The Myth of a Christian Nation: How the Quest for Political Power is Destroying the Church
- Author: Greg Boyd
- Language: English
- Publisher: Zondervan
- Publication place: United States
- Pages: 208
- ISBN: 0310267307

= The Myth of a Christian Nation =

2007 book by Greg Boyd

The Myth of a Christian Nation: How the Quest for Political Power is Destroying the Church is a 2007 book by theologian Greg Boyd on the relationship between politics and Christianity. Following the book's release, Boyd, who was already a noteworthy theologian before the book's publication, gained national attention after the New York Times published a front page cover article on the book and Boyd's rejection of the religious right. He also discussed the book on The Charlie Rose Show and in the CNN documentary God's Warriors. The book was also discussed widely in publications such as Christianity Today and The Christian Century.

== Background and summary ==

Boyd wrote the book in the wake of pressure he felt as a senior pastor to endorse George W. Bush and other conservative candidates, as well as other conservative causes, from the pulpit. During the 2004 United States Presidential Election year, many Christian evangelicals publicly supported the reelection of George W. Bush, and ended up playing a major role in his re-election.

As early as the 1990s, Boyd had become seriously concerned about the politicization of Christianity in North America. Boyd was especially disturbed by the way in which Evangelical Christians had come to align themselves with right-wing politics and the Republican Party. Instead of endorsing Bush for president, he delivered a sermon series entitled "The Cross and the Sword" calling on Christians to take a more humble approach toward politics, arguing instead that Christians should be careful not to align themselves with any particular political ideology, party, or candidate and should instead focus on following Jesus and embodying the values he taught. Boyd then authored Myth of a Christian Nation to further explicate his views on the subject.

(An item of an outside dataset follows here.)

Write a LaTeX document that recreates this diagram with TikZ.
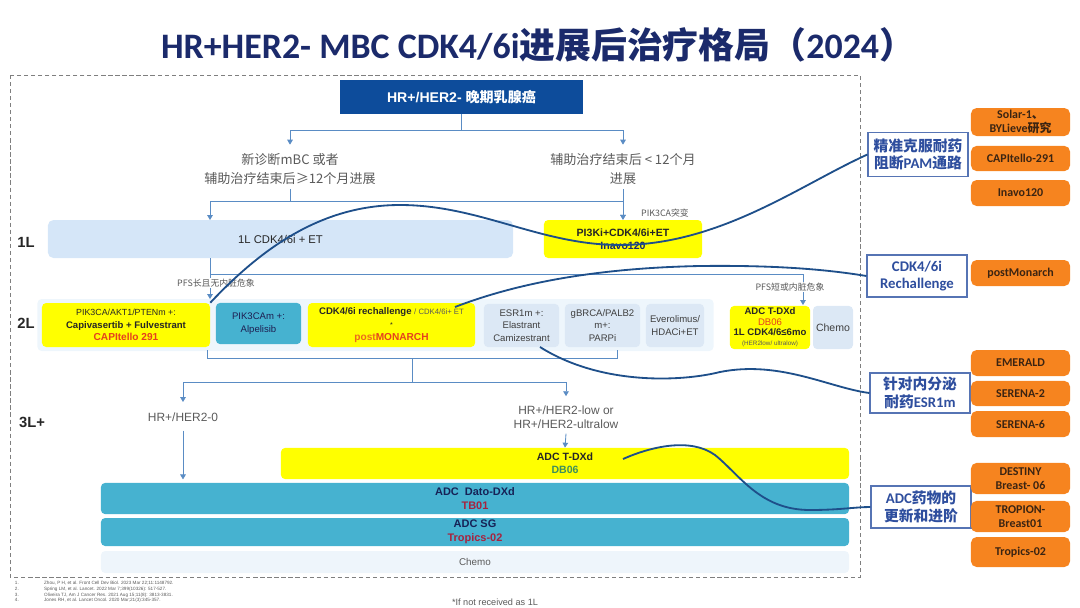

Boyd's book challenges the theology of the Christian right and the theory of American exceptionalism, as well the claim that America is a "Christian Nation". He instead argues that America is flawed and imperfect just like any other nation, and that the United States mirrors all other nations, or "kingdoms of the world" as the book calls them. He then contrasts the ethics and foundations of the "kingdoms of the world" with Jesus' teaching of the kingdom of God. Boyd argues that Christians owe their full allegiance to the Kingdom of God and must reject the coercive, violent, and unjust methods and means used by the kingdoms of the world. Christians, he believes, have no duty to "Take America Back for God" or to even be involved in the political sphere, and should not use politics as a means of transforming society. Boyd's next book, The Myth of the Christian Religion: Losing Your Life for the Beauty of a Revolution, expands on many of the themes and topics discussed in The Myth of a Christian Nation.

== Popular culture ==

Josh Dies, vocalist of the band Showbread, is a fan of Boyd and referenced the book in a song with the same title.